__Aim__.
Pick out all lines with the word "Recreate" from the records that follow.

Entries with chart source code
-- START --

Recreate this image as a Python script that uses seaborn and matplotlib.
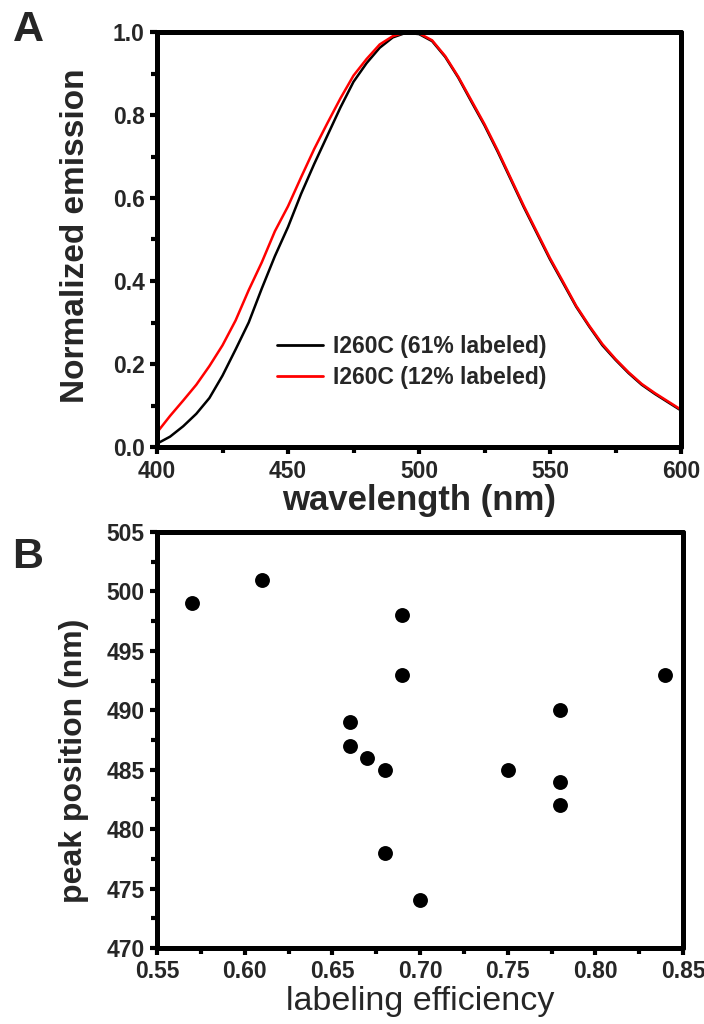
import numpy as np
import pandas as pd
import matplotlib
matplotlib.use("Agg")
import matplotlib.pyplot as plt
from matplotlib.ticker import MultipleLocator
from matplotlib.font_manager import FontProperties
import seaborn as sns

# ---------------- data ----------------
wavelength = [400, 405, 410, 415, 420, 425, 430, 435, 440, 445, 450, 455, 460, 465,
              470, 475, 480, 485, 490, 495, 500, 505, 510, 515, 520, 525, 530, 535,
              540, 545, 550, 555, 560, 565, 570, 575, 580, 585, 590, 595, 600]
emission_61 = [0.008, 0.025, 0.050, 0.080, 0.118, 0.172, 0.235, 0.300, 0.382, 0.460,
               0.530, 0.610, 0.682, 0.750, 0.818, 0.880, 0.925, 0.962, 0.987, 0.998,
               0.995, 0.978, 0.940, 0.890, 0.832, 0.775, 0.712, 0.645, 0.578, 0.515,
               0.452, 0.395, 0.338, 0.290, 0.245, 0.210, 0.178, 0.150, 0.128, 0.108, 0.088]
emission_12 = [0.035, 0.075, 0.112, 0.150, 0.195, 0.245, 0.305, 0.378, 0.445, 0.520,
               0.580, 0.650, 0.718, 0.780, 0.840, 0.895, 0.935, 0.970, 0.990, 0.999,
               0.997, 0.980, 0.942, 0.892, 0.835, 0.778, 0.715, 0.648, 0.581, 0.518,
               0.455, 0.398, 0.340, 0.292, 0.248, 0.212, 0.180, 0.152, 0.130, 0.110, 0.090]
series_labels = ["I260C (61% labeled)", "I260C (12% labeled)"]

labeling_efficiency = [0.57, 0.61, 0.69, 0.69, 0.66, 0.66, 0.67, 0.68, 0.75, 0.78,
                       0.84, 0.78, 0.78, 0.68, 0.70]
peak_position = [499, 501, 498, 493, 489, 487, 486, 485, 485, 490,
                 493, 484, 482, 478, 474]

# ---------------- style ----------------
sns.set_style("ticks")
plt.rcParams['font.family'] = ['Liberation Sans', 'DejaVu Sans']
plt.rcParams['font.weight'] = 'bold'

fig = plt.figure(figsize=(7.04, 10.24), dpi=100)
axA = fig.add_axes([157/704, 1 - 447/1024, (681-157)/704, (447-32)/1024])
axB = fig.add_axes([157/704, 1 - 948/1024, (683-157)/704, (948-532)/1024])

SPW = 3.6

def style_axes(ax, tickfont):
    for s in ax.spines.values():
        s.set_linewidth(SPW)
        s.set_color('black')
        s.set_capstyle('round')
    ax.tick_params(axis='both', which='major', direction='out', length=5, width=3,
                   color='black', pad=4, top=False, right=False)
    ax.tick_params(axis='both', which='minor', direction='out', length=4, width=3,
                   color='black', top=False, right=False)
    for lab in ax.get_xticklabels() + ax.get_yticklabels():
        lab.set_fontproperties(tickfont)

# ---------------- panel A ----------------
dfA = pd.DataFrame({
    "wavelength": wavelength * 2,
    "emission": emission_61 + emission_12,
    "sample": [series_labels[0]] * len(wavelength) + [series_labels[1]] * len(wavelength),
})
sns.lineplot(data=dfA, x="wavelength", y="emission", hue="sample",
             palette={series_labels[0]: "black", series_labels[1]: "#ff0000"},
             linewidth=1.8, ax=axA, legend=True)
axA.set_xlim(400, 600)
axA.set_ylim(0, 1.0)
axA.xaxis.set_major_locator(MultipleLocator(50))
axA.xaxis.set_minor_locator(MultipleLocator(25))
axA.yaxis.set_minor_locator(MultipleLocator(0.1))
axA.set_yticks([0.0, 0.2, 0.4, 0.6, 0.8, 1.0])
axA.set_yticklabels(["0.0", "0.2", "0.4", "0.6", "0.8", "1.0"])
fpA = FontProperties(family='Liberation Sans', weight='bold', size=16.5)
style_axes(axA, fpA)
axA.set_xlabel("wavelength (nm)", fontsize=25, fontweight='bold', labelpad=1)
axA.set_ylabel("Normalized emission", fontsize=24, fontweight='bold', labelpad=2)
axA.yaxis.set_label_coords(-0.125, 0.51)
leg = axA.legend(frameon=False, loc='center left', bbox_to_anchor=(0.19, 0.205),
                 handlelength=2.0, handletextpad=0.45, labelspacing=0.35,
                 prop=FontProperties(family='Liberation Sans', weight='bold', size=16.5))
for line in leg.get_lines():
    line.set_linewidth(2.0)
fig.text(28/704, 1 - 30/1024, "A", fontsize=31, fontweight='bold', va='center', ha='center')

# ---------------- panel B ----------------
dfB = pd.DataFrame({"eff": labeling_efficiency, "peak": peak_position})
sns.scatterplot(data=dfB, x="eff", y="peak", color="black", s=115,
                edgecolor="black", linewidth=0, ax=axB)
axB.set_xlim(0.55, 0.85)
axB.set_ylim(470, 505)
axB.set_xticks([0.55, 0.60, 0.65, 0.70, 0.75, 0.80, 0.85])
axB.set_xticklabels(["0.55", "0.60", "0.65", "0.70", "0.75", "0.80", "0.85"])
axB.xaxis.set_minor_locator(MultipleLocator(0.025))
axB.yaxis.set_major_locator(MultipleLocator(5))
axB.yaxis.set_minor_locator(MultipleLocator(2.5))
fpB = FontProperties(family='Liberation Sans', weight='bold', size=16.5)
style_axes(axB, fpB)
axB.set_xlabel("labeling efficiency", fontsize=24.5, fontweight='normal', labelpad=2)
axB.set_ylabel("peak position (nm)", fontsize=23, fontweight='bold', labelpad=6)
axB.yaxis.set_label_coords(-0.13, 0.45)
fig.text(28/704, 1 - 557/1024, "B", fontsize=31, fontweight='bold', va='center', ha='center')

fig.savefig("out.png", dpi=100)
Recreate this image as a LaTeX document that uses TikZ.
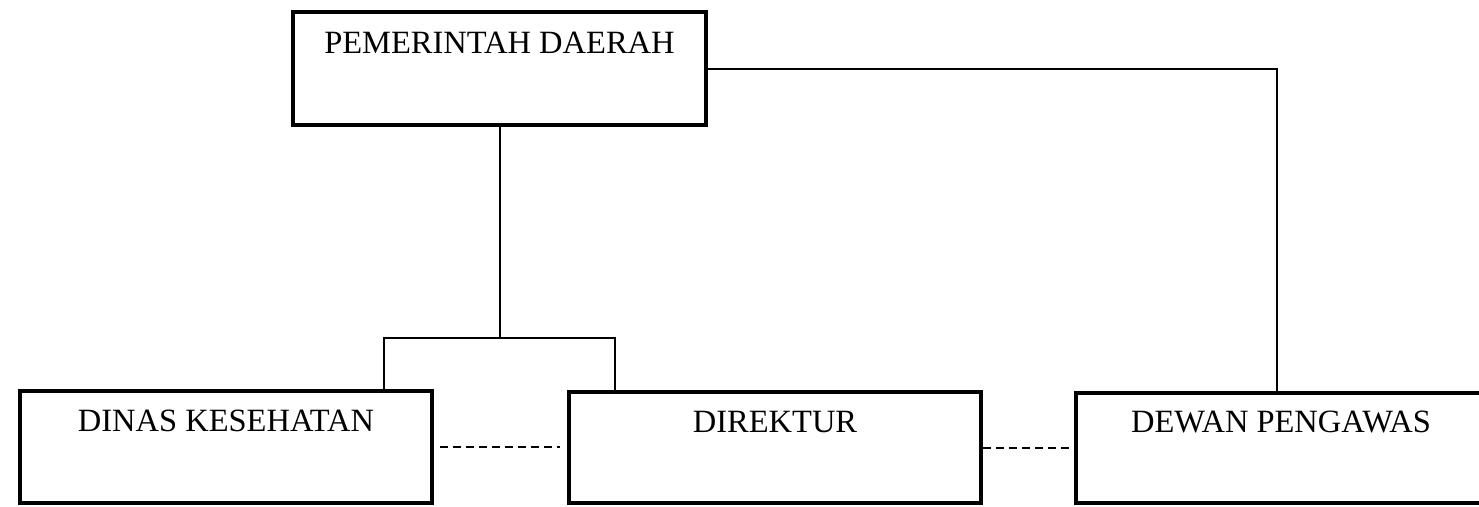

-- END --

__Worked solution__.
Recreate this image as a Python script that uses seaborn and matplotlib.
Recreate this image as a LaTeX document that uses TikZ.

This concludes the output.